Esta não é ocasião para emitir juízos de valor sobre o controvertido banqueiro que acaba de ser acusado de formação de quadrilha, divulgação de segredo e corrupção ativa, ou sobre os seus colaboradores. No momento, o ponto para o qual conviria que a opinião pública atentasse é o que o deputado Paulo Delgado, do PT de Minas, denomina "demanda por espetáculo repressivo e arbitrário". Crítico habitual da atração de policiais, procuradores e participantes de CPIs pelos holofotes, Delgado disse à colunista Rosângela Bittar, do jornal Valor, o que em um país verdadeiramente civilizado e entranhadamente democrático nem mereceria registro, por sua manifesta obviedade.

"Em qualquer ação da autoridade pública o importante é que tenha o devido processo legal, para não acostumar a sociedade com o crime", argumenta. "A exibição de força, de forma ilegal, contra cidadãos ilegais, já é um erro. Mas, contra os que são apenas acusados de ilegalidade, é um escândalo." Os procedimentos espalhafatosos se nutrem de um clamor social que, louvável na origem, evidencia, porém, "a própria dificuldade de enfrentar os problemas mais complexos da sociedade brasileira", opina Delgado. "E consolidam, ao contrário do que parece, a noção de impunidade."
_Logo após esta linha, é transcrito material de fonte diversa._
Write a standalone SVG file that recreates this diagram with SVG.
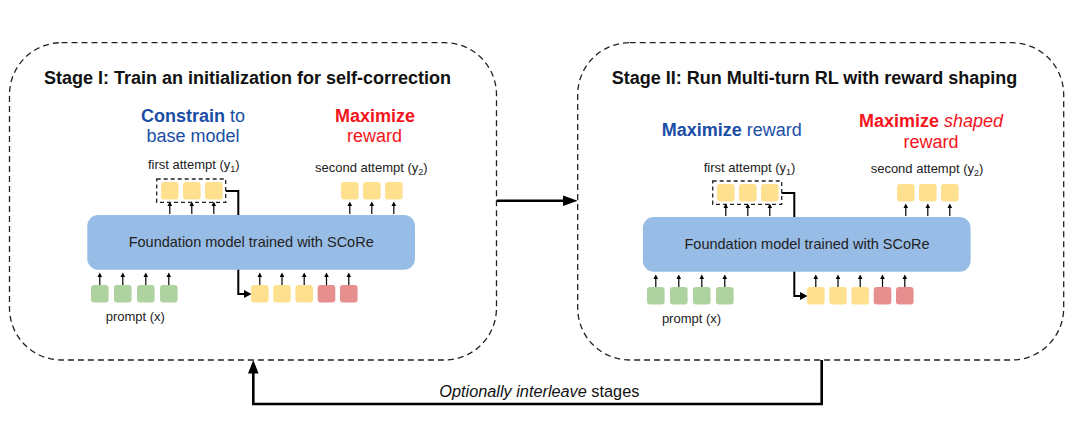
<svg xmlns="http://www.w3.org/2000/svg" xmlns:xlink="http://www.w3.org/1999/xlink" width="1075" height="440" viewBox="0 0 1075 440">
<style>
.title{font-family:"Liberation Sans",Arial,sans-serif;font-weight:bold;font-size:18px;fill:#111}
.obj{font-family:"Liberation Sans",Arial,sans-serif;font-size:18px}
.b{font-weight:bold}
.it{font-style:italic}
.blue{fill:#1A4EA5}
.red{fill:#F5141B}
.lbl{font-family:"Liberation Sans",Arial,sans-serif;font-size:13px;fill:#222}
.sub{font-size:9px}
.model{font-family:"Liberation Sans",Arial,sans-serif;font-size:14.5px;fill:#222}
.note{font-family:"Liberation Sans",Arial,sans-serif;font-size:16.3px;fill:#111}
.panel{fill:none;stroke:#222;stroke-width:1.3;stroke-dasharray:6 4}
.grp{fill:none;stroke:#222;stroke-width:1.3;stroke-dasharray:4 3}
.y{fill:#FEE08E}
.g{fill:#AFD3A0}
.r{fill:#E68F8E}
.box{fill:#97BCE5}
.conn{fill:none;stroke:#000;stroke-width:2}
.thick{fill:none;stroke:#000;stroke-width:2.6}
.head{fill:#000}
.sm{stroke:#000;stroke-width:1.2}
</style>
<defs>
<g id="ua"><line x1="0" y1="0" x2="0" y2="-9" class="sm"/><path d="M-2.3,-8 L2.3,-8 L0,-12.5 Z" class="head"/></g>
<rect id="tok" width="17.6" height="17.6" rx="3"/>
</defs>

<g id="connectors">
  <!-- stage I to stage II -->
  <path class="thick" d="M496.7,200.7 H565"/>
  <path class="head" d="M577.7,200.7 L563,195.5 L563,205.9 Z"/>
  <!-- interleave loop -->
  <path class="thick" d="M821.7,360 V404 H253.3 V372"/>
  <path class="head" d="M253.3,360 L248,373.5 L258.6,373.5 Z"/>
  <!-- stage I first attempt to second-turn input -->
  <path class="conn" d="M225.7,191 H238.3 V294 H245"/>
  <path class="head" d="M251.5,294 L244,290 L244,298 Z"/>
  <!-- stage II first attempt to second-turn input -->
  <path class="conn" d="M781.7,193 H794.3 V296 H801"/>
  <path class="head" d="M807.5,296 L800,292 L800,300 Z"/>
  <!-- stage I small arrows -->
  <use href="#ua" x="169.8" y="214"/><use href="#ua" x="191.8" y="214"/><use href="#ua" x="213.8" y="214"/>
  <use href="#ua" x="349.8" y="214"/><use href="#ua" x="371.8" y="214"/><use href="#ua" x="393.8" y="214"/>
  <use href="#ua" x="99.8" y="285"/><use href="#ua" x="122.8" y="285"/><use href="#ua" x="145.8" y="285"/><use href="#ua" x="168.8" y="285"/>
  <use href="#ua" x="259.8" y="285"/><use href="#ua" x="282" y="285"/><use href="#ua" x="304.2" y="285"/><use href="#ua" x="326.5" y="285"/><use href="#ua" x="348.8" y="285"/>
  <!-- stage II small arrows -->
  <use href="#ua" x="725.8" y="216"/><use href="#ua" x="747.8" y="216"/><use href="#ua" x="769.8" y="216"/>
  <use href="#ua" x="905.8" y="216"/><use href="#ua" x="927.8" y="216"/><use href="#ua" x="949.8" y="216"/>
  <use href="#ua" x="655.8" y="287"/><use href="#ua" x="678.8" y="287"/><use href="#ua" x="701.8" y="287"/><use href="#ua" x="724.8" y="287"/>
  <use href="#ua" x="815.8" y="287"/><use href="#ua" x="838" y="287"/><use href="#ua" x="860.2" y="287"/><use href="#ua" x="882.5" y="287"/><use href="#ua" x="904.8" y="287"/>
  <text class="note" x="439.3" y="396.7"><tspan class="it">Optionally interleave</tspan> stages</text>
</g>

<!-- ===== Stage I ===== -->
<g id="stage1">
  <rect class="panel" x="9.5" y="42.7" width="487" height="317.3" rx="52"/>
  <text class="title" x="44" y="84">Stage I: Train an initialization for self-correction</text>
</g>
<g id="s1-constrain">
  <text class="obj blue" x="193" y="121.7" text-anchor="middle"><tspan class="b">Constrain</tspan> to</text>
  <text class="obj blue" x="193" y="142.3" text-anchor="middle">base model</text>
</g>
<g id="s1-maximize">
  <text class="obj red b" x="375" y="121.7" text-anchor="middle">Maximize</text>
  <text class="obj red" x="374.5" y="142.3" text-anchor="middle">reward</text>
</g>
<g id="s1-first-attempt">
  <text class="lbl" x="193.8" y="169.3" text-anchor="middle">first attempt (y<tspan class="sub" dy="3">1</tspan><tspan dy="-3">)</tspan></text>
  <rect class="grp" x="156.7" y="179" width="69" height="23.3"/>
  <use href="#tok" class="y" x="161" y="182"/><use href="#tok" class="y" x="183" y="182"/><use href="#tok" class="y" x="205" y="182"/>
</g>
<g id="s1-second-attempt">
  <text class="lbl" x="371.3" y="171.7" text-anchor="middle">second attempt (y<tspan class="sub" dy="3">2</tspan><tspan dy="-3">)</tspan></text>
  <use href="#tok" class="y" x="341" y="182"/><use href="#tok" class="y" x="363" y="182"/><use href="#tok" class="y" x="385" y="182"/>
</g>
<g id="s1-model">
  <rect class="box" x="87.3" y="215" width="327.7" height="54.7" rx="11"/>
  <text class="model" x="251.2" y="246.7" text-anchor="middle">Foundation model trained with SCoRe</text>
</g>
<g id="s1-prompt">
  <use href="#tok" class="g" x="91" y="285"/><use href="#tok" class="g" x="114" y="285"/><use href="#tok" class="g" x="137" y="285"/><use href="#tok" class="g" x="160" y="285"/>
  <text class="lbl" x="135.3" y="320.7" text-anchor="middle">prompt (x)</text>
</g>
<g id="s1-response">
  <use href="#tok" class="y" x="251" y="285"/><use href="#tok" class="y" x="273.2" y="285"/><use href="#tok" class="y" x="295.4" y="285"/>
  <use href="#tok" class="r" x="317.7" y="285"/><use href="#tok" class="r" x="340" y="285"/>
</g>

<!-- ===== Stage II ===== -->
<g id="stage2">
  <rect class="panel" x="577.7" y="42.7" width="486" height="317.3" rx="52"/>
  <text class="title" x="611.7" y="84">Stage II: Run Multi-turn RL with reward shaping</text>
</g>
<g id="s2-maximize">
  <text class="obj blue" x="731.7" y="136" text-anchor="middle"><tspan class="b">Maximize</tspan> reward</text>
</g>
<g id="s2-maximize-shaped">
  <text class="obj red" x="931" y="126.7" text-anchor="middle"><tspan class="b">Maximize</tspan> <tspan class="it">shaped</tspan></text>
  <text class="obj red" x="931" y="148.3" text-anchor="middle">reward</text>
</g>
<g id="s2-first-attempt">
  <text class="lbl" x="749.5" y="171.7" text-anchor="middle">first attempt (y<tspan class="sub" dy="3">1</tspan><tspan dy="-3">)</tspan></text>
  <rect class="grp" x="712.7" y="181" width="69" height="23.3"/>
  <use href="#tok" class="y" x="717" y="184"/><use href="#tok" class="y" x="739" y="184"/><use href="#tok" class="y" x="761" y="184"/>
</g>
<g id="s2-second-attempt">
  <text class="lbl" x="927" y="172.7" text-anchor="middle">second attempt (y<tspan class="sub" dy="3">2</tspan><tspan dy="-3">)</tspan></text>
  <use href="#tok" class="y" x="897" y="184"/><use href="#tok" class="y" x="919" y="184"/><use href="#tok" class="y" x="941" y="184"/>
</g>
<g id="s2-model">
  <rect class="box" x="642.9" y="217" width="327.7" height="54.7" rx="11"/>
  <text class="model" x="807" y="248.7" text-anchor="middle">Foundation model trained with SCoRe</text>
</g>
<g id="s2-prompt">
  <use href="#tok" class="g" x="647" y="287"/><use href="#tok" class="g" x="670" y="287"/><use href="#tok" class="g" x="693" y="287"/><use href="#tok" class="g" x="716" y="287"/>
  <text class="lbl" x="691.5" y="322.7" text-anchor="middle">prompt (x)</text>
</g>
<g id="s2-response">
  <use href="#tok" class="y" x="807" y="287"/><use href="#tok" class="y" x="829.2" y="287"/><use href="#tok" class="y" x="851.4" y="287"/>
  <use href="#tok" class="r" x="873.7" y="287"/><use href="#tok" class="r" x="896" y="287"/>
</g>
</svg>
Isso porque os acusados tendem a ser absolvidos graças às exorbitâncias que contaminaram as denúncias. Depois, a Justiça lhes concederá indenizações milionárias. A conta, lembra o parlamentar, "não será paga pela PF, pelos integrantes da CPI ou do Ministério Público, mas pelo contribuinte". São inúmeros os exemplos de tiros estrondosos que saíram pela culatra. Delgado cita a absolvição do deputado Ibsen Pinheiro, cassado a pedido da CPI do Orçamento, e da senadora Roseana Sarney, no caso Lunus; o não-indiciamento do marqueteiro Duda Mendonça, preso numa rinha de galos; e a frustrada caça de procuradores facciosos ao então secretário da Presidência, Eduardo Jorge Caldas Pereira.

No caso Kroll, o deputado petista, insuspeito de simpatias por banqueiros, sustenta que a Polícia Federal, a pretexto de defender o Estado, intervém numa disputa de mercado. E acusa: "A PF interroga, indicia e atormenta a vida do pessoal do Opportunity, com um viés penal, visivelmente favorecendo um dos lados."